Com maior participação em sua definição, a transparência e a comunicação da política fiscal melhoram, tornando-a mais crível, atenuando os seus riscos de default e reduzindo os juros de longo prazo, que são o custo de oportunidade dos investimentos produtivos.
Terceiro, em tempos de bonança constroem-se fundos de recursos para se evitar recessões. Assim, a responsabilidade fiscal é constante e não é preciso medidas de ajuste no afogadilho. Como a responsabilidade fiscal é uma premissa, a dívida pública sob controle é uma resultante natural da condução fiscal keynesiana. Basta inexistir uma onerosa política monetária para que a dívida pública não tenha dinâmica explosiva, o oposto do que ocorre atualmente. No caso específico do Brasil, isso requer a reforma do mercado Selic para se eliminar o mercado monetário anômalo que vem desde 1980.
Quarto, qualquer gasto do Estado envolve recursos públicos. Logo, deve haver comprometimento do gestor para com o bem público e a irrestrita fiscalização de órgãos independentes.

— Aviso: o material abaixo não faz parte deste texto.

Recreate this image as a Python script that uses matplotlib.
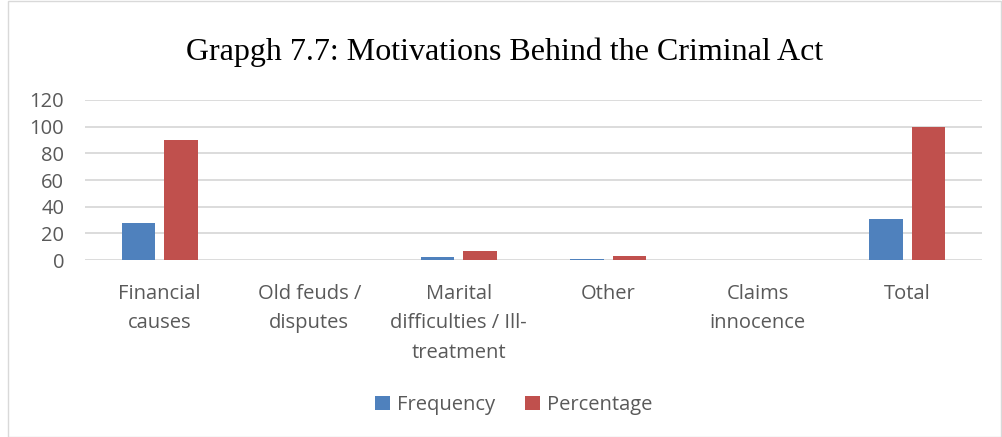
import matplotlib
matplotlib.use("Agg")
import matplotlib.pyplot as plt
import numpy as np
from matplotlib.patches import Rectangle

categories = ["Financial\ncauses", "Old feuds /\ndisputes", "Marital\ndifficulties / Ill-\ntreatment",
              "Other", "Claims\ninnocence", "Total"]
frequency = [28, 0, 2, 1, 0, 31]
percentage = [90.3, 0, 6.45, 3.2, 0, 100]
yticks = [0, 20, 40, 60, 80, 100, 120]

blue = "#4f81bd"
red = "#c0504d"
txt = "#595959"

fig = plt.figure(figsize=(10.03, 4.37), dpi=100)
fig.add_artist(Rectangle((0.008, 0.0), 0.99, 0.998, transform=fig.transFigure,
                         fill=False, edgecolor="#d9d9d9", linewidth=1.0))
ax = fig.add_axes([85/1003, 1-260/437, (982-85)/1003, 160/437])

x = np.arange(len(categories))
w = 0.225
gap = 0.03
ax.bar(x - w/2 - gap, frequency, w, color=blue, label="Frequency", zorder=3)
ax.bar(x + w/2 + gap, percentage, w, color=red, label="Percentage", zorder=3)

ax.set_xlim(-0.5, len(categories) - 0.5)
ax.set_ylim(0, 120)
ax.set_yticks(yticks)
ax.yaxis.grid(True, color="#d9d9d9", linewidth=1.3, zorder=0)
for s in ax.spines.values():
    s.set_visible(False)
ax.tick_params(axis="both", length=0, labelsize=14.5, labelcolor=txt)
ax.tick_params(axis="y", pad=15)
ax.tick_params(axis="x", pad=17)
ax.set_xticks(x)
ax.set_xticklabels(categories, fontfamily="Open Sans", linespacing=1.65, va="top")
for lab in ax.get_yticklabels():
    lab.set_fontfamily("Open Sans")

fig.text(0.503, 0.88, "Grapgh 7.7: Motivations Behind the Criminal Act",
         ha="center", va="center", fontfamily="Liberation Serif", fontsize=23, color="black")

leg = fig.legend(loc="center", bbox_to_anchor=(0.512, 0.073), ncol=2, frameon=False,
                 prop={"family": "Open Sans", "size": 14.5}, handlelength=0.75, handleheight=0.75,
                 columnspacing=1.5, handletextpad=0.35)
for t in leg.get_texts():
    t.set_color(txt)

fig.savefig("out.png", dpi=100)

Esperando crescimento constante, porém estável, sem booms muito menos recessões, Keynes confiava que empregos seriam criados e as pessoas dependeriam menos do Estado e, então, da política fiscal. Longe de propor um Estado interventor, ele queria que o Estado criasse um ambiente institucional propício ao investimento, condição necessária para uma dinâmica estável de curto prazo e também para a expansão da capacidade e da qualidade produtiva no longo prazo.
Para tanto, Keynes acreditava que a elaboração do orçamento e a ação do Estado fundamentam-se na racionalidade humana, tanto do Executivo, que propõe e age, quanto do Legislativo, que sanciona. Infelizmente, o debate do ajuste fiscal no segundo governo da presidente Dilma Rousseff nada parece ter dessa racionalidade.